▶ TASK BRIEF
Print all of the lines exactly. Any picture among them stays out.
■ ■ ■ ■ ■
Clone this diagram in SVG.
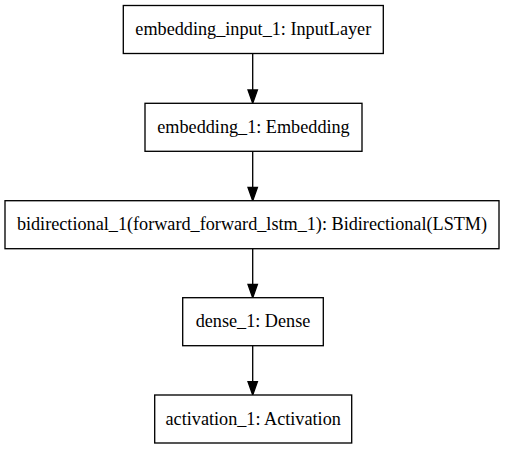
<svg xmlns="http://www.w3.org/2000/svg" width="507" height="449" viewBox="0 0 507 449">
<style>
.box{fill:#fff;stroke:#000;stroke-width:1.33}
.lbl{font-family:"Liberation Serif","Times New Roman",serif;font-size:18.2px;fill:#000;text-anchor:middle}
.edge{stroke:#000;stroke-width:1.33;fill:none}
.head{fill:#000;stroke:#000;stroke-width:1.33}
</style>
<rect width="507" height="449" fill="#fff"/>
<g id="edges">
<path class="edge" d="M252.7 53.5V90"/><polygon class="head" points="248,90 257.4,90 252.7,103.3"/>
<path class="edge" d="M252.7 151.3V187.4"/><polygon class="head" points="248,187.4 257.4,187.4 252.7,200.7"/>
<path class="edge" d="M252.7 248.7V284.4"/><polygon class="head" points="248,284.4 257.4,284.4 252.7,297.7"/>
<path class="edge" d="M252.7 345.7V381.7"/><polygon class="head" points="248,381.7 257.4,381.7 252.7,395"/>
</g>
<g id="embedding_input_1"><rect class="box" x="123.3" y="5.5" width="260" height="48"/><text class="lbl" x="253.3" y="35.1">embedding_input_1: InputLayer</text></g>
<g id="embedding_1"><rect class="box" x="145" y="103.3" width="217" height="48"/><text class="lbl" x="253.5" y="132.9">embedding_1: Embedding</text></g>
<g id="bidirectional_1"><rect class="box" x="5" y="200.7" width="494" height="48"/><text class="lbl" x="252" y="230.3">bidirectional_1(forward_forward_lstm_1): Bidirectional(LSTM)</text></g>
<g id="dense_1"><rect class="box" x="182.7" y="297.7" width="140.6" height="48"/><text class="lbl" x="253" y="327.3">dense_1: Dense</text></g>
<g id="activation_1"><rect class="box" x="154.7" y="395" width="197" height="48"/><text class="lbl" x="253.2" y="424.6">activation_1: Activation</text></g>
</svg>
■ ■ ■ ■ ■
▶ FINISHED ANSWER
Clone this diagram in SVG.
<svg xmlns="http://www.w3.org/2000/svg" width="507" height="449" viewBox="0 0 507 449">
<style>
.box{fill:#fff;stroke:#000;stroke-width:1.33}
.lbl{font-family:"Liberation Serif","Times New Roman",serif;font-size:18.2px;fill:#000;text-anchor:middle}
.edge{stroke:#000;stroke-width:1.33;fill:none}
.head{fill:#000;stroke:#000;stroke-width:1.33}
</style>
<rect width="507" height="449" fill="#fff"/>
<g id="edges">
<path class="edge" d="M252.7 53.5V90"/><polygon class="head" points="248,90 257.4,90 252.7,103.3"/>
<path class="edge" d="M252.7 151.3V187.4"/><polygon class="head" points="248,187.4 257.4,187.4 252.7,200.7"/>
<path class="edge" d="M252.7 248.7V284.4"/><polygon class="head" points="248,284.4 257.4,284.4 252.7,297.7"/>
<path class="edge" d="M252.7 345.7V381.7"/><polygon class="head" points="248,381.7 257.4,381.7 252.7,395"/>
</g>
<g id="embedding_input_1"><rect class="box" x="123.3" y="5.5" width="260" height="48"/><text class="lbl" x="253.3" y="35.1">embedding_input_1: InputLayer</text></g>
<g id="embedding_1"><rect class="box" x="145" y="103.3" width="217" height="48"/><text class="lbl" x="253.5" y="132.9">embedding_1: Embedding</text></g>
<g id="bidirectional_1"><rect class="box" x="5" y="200.7" width="494" height="48"/><text class="lbl" x="252" y="230.3">bidirectional_1(forward_forward_lstm_1): Bidirectional(LSTM)</text></g>
<g id="dense_1"><rect class="box" x="182.7" y="297.7" width="140.6" height="48"/><text class="lbl" x="253" y="327.3">dense_1: Dense</text></g>
<g id="activation_1"><rect class="box" x="154.7" y="395" width="197" height="48"/><text class="lbl" x="253.2" y="424.6">activation_1: Activation</text></g>
</svg>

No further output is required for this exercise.